Diamond & Gemstone Education
Diamonds are the most valuable of all gemstones because of their rarity. To produce a single one-carat diamond, 250 tons of earth will be mined! This makes diamonds the most desired gemstones in the world. Because not all diamonds are created equal, the Gemological Institute of America created a diamond grading system to objectively evaluate diamonds based on the four C's: Carat, Color, Clarity, and Cut. Below is information directly from the GIA regarding diamond grading and evaluation.
Diamonds are weighed in metric carats and each carat is equal to 100 points. A .75 carat diamond is the same as a 75-point diamond or a three-quarter carat diamond. It's not just a diamond's carat weight or size that makes it valuable, but a combination of the four c's that make a diamond valuable.
Diamonds are valued by their lack of color – the less color, the higher the value. They are graded on a range from D to Z, with D being colorless and Z being an undesirable yellowish color. Letters D to F are considered colorless, G to J are considered near colorless, K to M are faint yellow, N to R are very light yellow, and S to Z are light yellow.
Since diamonds experience extreme heat and pressure when they are formed deep within the earth, most diamonds have internal and external characteristics known as inclusions. It is extremely rare to find a flawless diamond that lacks these inclusions, but they are not always visible to the naked eye.

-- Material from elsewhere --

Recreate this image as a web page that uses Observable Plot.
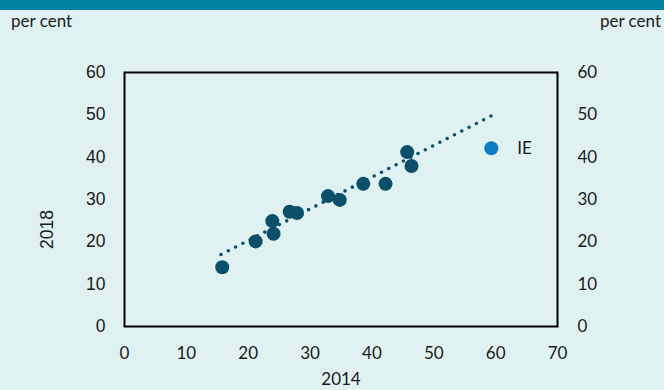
<!DOCTYPE html>
<html>
<head>
<meta charset="utf-8">
<script src="https://cdn.jsdelivr.net/npm/d3@7"></script>
<script src="https://cdn.jsdelivr.net/npm/@observablehq/plot@0.6"></script>
<style>
  html, body { margin: 0; padding: 0; }
  body { width: 664px; height: 390px; overflow: hidden; background: #dff2f1; }
  #wrap { position: relative; width: 664px; height: 390px; background: #dff2f1; font-family: Lato, sans-serif; }
  #bar { position: absolute; left: 0; top: 0; width: 664px; height: 10px; background: #0383a3; }
  .unit { position: absolute; top: 12px; font-size: 17px; line-height: 17px; color: #1a1a1a; white-space: nowrap; }
  #unitL { left: 11px; }
  #unitR { right: 3px; }
  #chart { position: absolute; left: 0; top: 0; }
</style>
</head>
<body>
<div id="wrap">
  <div id="chart"></div>
  <div id="bar"></div>
  <div class="unit" id="unitL">per cent</div>
  <div class="unit" id="unitR">per cent</div>
</div>
<script>
// Data
const x2014 = [15.8, 21.2, 23.9, 24.1, 26.7, 27.9, 32.9, 34.8, 38.6, 42.2, 45.7, 46.4];
const y2018 = [14.0, 20.1, 24.9, 21.9, 27.1, 26.8, 30.8, 29.9, 33.7, 33.7, 41.2, 37.9];
const highlightName = ["IE"];
const highlightX = [59.3];
const highlightY = [42.1];
const trendX = [15.6, 59.5];
const trendY = [17.0, 49.9];
const xTicks = [0, 10, 20, 30, 40, 50, 60, 70];
const yTicks = [0, 10, 20, 30, 40, 50, 60];
const xTitle = "2014";
const yTitle = "2018";

const dark = "#0b4f6b";
const bright = "#0a7dc3";

const points = x2014.map((x, i) => ({x, y: y2018[i]}));
const highlight = highlightName.map((name, i) => ({name, x: highlightX[i], y: highlightY[i]}));
const trend = trendX.map((x, i) => ({x, y: trendY[i]}));

const chart = Plot.plot({
  width: 664,
  height: 390,
  marginLeft: 124,
  marginRight: 107,
  marginTop: 72,
  marginBottom: 64,
  style: {background: "transparent", fontFamily: "Lato", fontSize: "17px", color: "#1a1a1a"},
  x: {domain: [0, 70]},
  y: {domain: [0, 60]},
  marks: [
    Plot.axisY(yTicks, {anchor: "left", tickSize: 0, tickPadding: 19, label: null, fontFamily: "Liberation Sans", fontSize: 17.5}),
    Plot.axisY(yTicks, {anchor: "right", tickSize: 0, tickPadding: 20, label: null}),
    Plot.axisX(xTicks, {anchor: "bottom", tickSize: 0, tickPadding: 20, label: null}),
    Plot.line(trend, {x: "x", y: "y", stroke: dark, strokeWidth: 3.6, strokeDasharray: "0,8.2", strokeLinecap: "round"}),
    Plot.dot(points, {x: "x", y: "y", r: 7, fill: dark, stroke: null}),
    Plot.dot(highlight, {x: "x", y: "y", r: 7, fill: bright, stroke: null}),
    Plot.text(highlight, {x: "x", y: "y", text: "name", dx: 26, textAnchor: "start", fill: "#1a1a1a"}),
    Plot.text([yTitle], {frameAnchor: "left", textAnchor: "middle", lineAnchor: "middle", dx: -77, dy: 30, rotate: -90, fontFamily: "Liberation Sans", fontSize: 17.5, fill: "#1a1a1a"}),
    Plot.text([xTitle], {frameAnchor: "bottom", textAnchor: "middle", lineAnchor: "middle", dy: 53, fill: "#1a1a1a"}),
    Plot.frame({stroke: "#000", strokeWidth: 2})
  ]
});
document.getElementById("chart").appendChild(chart);
</script>
</body>
</html>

The grading scale for clarity ranges from flawless (F), to very very slightly included (VVS), very slightly included (VS), slightly included (SI) to included (I).
The cut of a diamond promotes its brilliance and refers to the diamond's proportion, symmetry and polish. An understanding of diamond cut begins with the shape of a diamond. The most popular cut of a diamond is round brilliant cut, but other shapes such as princess, emerald, radiant, marquise, oval, and pear are also choices when choosing a diamond. The GIA cut scale ranges from excellent, to very good, good, fair, and poor.